**DO THIS**:
Copy the data that follows, character for character, minus the pictures.

**COLLECTED DATA**:
=======

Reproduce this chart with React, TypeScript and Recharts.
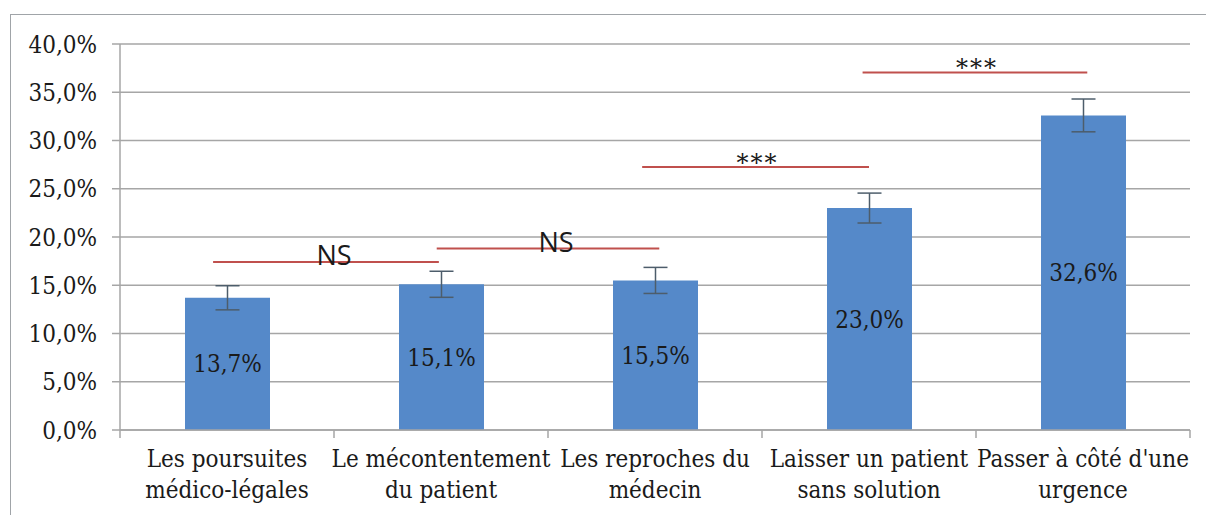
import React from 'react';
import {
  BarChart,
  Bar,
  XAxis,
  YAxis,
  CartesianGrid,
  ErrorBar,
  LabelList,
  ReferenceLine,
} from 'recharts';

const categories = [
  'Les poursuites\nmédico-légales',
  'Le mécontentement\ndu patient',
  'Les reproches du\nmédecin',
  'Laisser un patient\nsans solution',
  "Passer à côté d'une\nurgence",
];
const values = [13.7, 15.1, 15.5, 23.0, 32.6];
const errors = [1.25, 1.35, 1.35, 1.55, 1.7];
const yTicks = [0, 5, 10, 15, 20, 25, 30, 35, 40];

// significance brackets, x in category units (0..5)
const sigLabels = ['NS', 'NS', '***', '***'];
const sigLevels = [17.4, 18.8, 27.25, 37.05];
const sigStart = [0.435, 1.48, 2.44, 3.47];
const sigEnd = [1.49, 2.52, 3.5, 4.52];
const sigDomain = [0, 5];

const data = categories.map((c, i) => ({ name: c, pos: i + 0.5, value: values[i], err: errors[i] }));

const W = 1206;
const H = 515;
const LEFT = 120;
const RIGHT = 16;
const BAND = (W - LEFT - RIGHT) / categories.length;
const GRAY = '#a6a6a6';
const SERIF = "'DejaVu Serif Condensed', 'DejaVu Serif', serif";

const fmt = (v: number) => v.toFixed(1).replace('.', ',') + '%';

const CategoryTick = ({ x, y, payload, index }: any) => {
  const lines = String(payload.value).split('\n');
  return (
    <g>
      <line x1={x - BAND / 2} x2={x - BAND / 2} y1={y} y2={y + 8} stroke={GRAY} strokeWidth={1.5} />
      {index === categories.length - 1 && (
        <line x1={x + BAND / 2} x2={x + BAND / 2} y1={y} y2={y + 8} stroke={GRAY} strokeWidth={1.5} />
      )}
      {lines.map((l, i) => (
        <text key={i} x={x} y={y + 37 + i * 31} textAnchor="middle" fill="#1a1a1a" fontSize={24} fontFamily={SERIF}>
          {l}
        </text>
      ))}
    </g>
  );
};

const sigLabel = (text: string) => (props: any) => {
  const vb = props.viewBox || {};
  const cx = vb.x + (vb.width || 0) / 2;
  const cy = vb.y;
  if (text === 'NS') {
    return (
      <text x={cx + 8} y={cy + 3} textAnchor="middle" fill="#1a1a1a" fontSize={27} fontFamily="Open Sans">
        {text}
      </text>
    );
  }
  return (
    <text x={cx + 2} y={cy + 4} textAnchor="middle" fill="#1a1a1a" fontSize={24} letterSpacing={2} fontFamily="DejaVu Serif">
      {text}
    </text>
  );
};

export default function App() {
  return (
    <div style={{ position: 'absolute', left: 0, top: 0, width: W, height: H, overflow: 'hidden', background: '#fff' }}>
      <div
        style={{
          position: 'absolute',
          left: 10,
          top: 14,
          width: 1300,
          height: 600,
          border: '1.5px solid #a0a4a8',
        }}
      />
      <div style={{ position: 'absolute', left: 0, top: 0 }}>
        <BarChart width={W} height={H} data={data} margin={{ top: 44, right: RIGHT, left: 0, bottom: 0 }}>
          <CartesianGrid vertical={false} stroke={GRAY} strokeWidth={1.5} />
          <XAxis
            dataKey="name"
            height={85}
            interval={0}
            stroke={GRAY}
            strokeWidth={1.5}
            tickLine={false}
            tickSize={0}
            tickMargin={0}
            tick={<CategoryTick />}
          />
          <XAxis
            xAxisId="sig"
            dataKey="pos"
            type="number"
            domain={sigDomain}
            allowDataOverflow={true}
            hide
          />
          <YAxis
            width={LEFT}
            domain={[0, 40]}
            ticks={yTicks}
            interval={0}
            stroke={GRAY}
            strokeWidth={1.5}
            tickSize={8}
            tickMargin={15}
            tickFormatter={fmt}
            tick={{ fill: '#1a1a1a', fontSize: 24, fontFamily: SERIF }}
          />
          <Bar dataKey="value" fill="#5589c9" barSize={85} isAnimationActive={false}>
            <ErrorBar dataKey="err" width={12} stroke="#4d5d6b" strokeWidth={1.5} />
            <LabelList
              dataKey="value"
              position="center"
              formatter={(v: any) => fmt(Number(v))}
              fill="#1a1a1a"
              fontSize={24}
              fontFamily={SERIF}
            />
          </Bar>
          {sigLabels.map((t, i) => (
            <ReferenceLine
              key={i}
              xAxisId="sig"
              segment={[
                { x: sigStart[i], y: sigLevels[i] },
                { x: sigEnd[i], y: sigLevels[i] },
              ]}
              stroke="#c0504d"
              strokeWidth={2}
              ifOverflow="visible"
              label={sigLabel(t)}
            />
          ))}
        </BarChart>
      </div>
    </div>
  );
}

=======

**OUTPUT OF THE TASK**:
Reproduce this chart with React, TypeScript and Recharts.
import React from 'react';
import {
  BarChart,
  Bar,
  XAxis,
  YAxis,
  CartesianGrid,
  ErrorBar,
  LabelList,
  ReferenceLine,
} from 'recharts';

const categories = [
  'Les poursuites\nmédico-légales',
  'Le mécontentement\ndu patient',
  'Les reproches du\nmédecin',
  'Laisser un patient\nsans solution',
  "Passer à côté d'une\nurgence",
];
const values = [13.7, 15.1, 15.5, 23.0, 32.6];
const errors = [1.25, 1.35, 1.35, 1.55, 1.7];
const yTicks = [0, 5, 10, 15, 20, 25, 30, 35, 40];

// significance brackets, x in category units (0..5)
const sigLabels = ['NS', 'NS', '***', '***'];
const sigLevels = [17.4, 18.8, 27.25, 37.05];
const sigStart = [0.435, 1.48, 2.44, 3.47];
const sigEnd = [1.49, 2.52, 3.5, 4.52];
const sigDomain = [0, 5];

const data = categories.map((c, i) => ({ name: c, pos: i + 0.5, value: values[i], err: errors[i] }));

const W = 1206;
const H = 515;
const LEFT = 120;
const RIGHT = 16;
const BAND = (W - LEFT - RIGHT) / categories.length;
const GRAY = '#a6a6a6';
const SERIF = "'DejaVu Serif Condensed', 'DejaVu Serif', serif";

const fmt = (v: number) => v.toFixed(1).replace('.', ',') + '%';

const CategoryTick = ({ x, y, payload, index }: any) => {
  const lines = String(payload.value).split('\n');
  return (
    <g>
      <line x1={x - BAND / 2} x2={x - BAND / 2} y1={y} y2={y + 8} stroke={GRAY} strokeWidth={1.5} />
      {index === categories.length - 1 && (
        <line x1={x + BAND / 2} x2={x + BAND / 2} y1={y} y2={y + 8} stroke={GRAY} strokeWidth={1.5} />
      )}
      {lines.map((l, i) => (
        <text key={i} x={x} y={y + 37 + i * 31} textAnchor="middle" fill="#1a1a1a" fontSize={24} fontFamily={SERIF}>
          {l}
        </text>
      ))}
    </g>
  );
};

const sigLabel = (text: string) => (props: any) => {
  const vb = props.viewBox || {};
  const cx = vb.x + (vb.width || 0) / 2;
  const cy = vb.y;
  if (text === 'NS') {
    return (
      <text x={cx + 8} y={cy + 3} textAnchor="middle" fill="#1a1a1a" fontSize={27} fontFamily="Open Sans">
        {text}
      </text>
    );
  }
  return (
    <text x={cx + 2} y={cy + 4} textAnchor="middle" fill="#1a1a1a" fontSize={24} letterSpacing={2} fontFamily="DejaVu Serif">
      {text}
    </text>
  );
};

export default function App() {
  return (
    <div style={{ position: 'absolute', left: 0, top: 0, width: W, height: H, overflow: 'hidden', background: '#fff' }}>
      <div
        style={{
          position: 'absolute',
          left: 10,
          top: 14,
          width: 1300,
          height: 600,
          border: '1.5px solid #a0a4a8',
        }}
      />
      <div style={{ position: 'absolute', left: 0, top: 0 }}>
        <BarChart width={W} height={H} data={data} margin={{ top: 44, right: RIGHT, left: 0, bottom: 0 }}>
          <CartesianGrid vertical={false} stroke={GRAY} strokeWidth={1.5} />
          <XAxis
            dataKey="name"
            height={85}
            interval={0}
            stroke={GRAY}
            strokeWidth={1.5}
            tickLine={false}
            tickSize={0}
            tickMargin={0}
            tick={<CategoryTick />}
          />
          <XAxis
            xAxisId="sig"
            dataKey="pos"
            type="number"
            domain={sigDomain}
            allowDataOverflow={true}
            hide
          />
          <YAxis
            width={LEFT}
            domain={[0, 40]}
            ticks={yTicks}
            interval={0}
            stroke={GRAY}
            strokeWidth={1.5}
            tickSize={8}
            tickMargin={15}
            tickFormatter={fmt}
            tick={{ fill: '#1a1a1a', fontSize: 24, fontFamily: SERIF }}
          />
          <Bar dataKey="value" fill="#5589c9" barSize={85} isAnimationActive={false}>
            <ErrorBar dataKey="err" width={12} stroke="#4d5d6b" strokeWidth={1.5} />
            <LabelList
              dataKey="value"
              position="center"
              formatter={(v: any) => fmt(Number(v))}
              fill="#1a1a1a"
              fontSize={24}
              fontFamily={SERIF}
            />
          </Bar>
          {sigLabels.map((t, i) => (
            <ReferenceLine
              key={i}
              xAxisId="sig"
              segment={[
                { x: sigStart[i], y: sigLevels[i] },
                { x: sigEnd[i], y: sigLevels[i] },
              ]}
              stroke="#c0504d"
              strokeWidth={2}
              ifOverflow="visible"
              label={sigLabel(t)}
            />
          ))}
        </BarChart>
      </div>
    </div>
  );
}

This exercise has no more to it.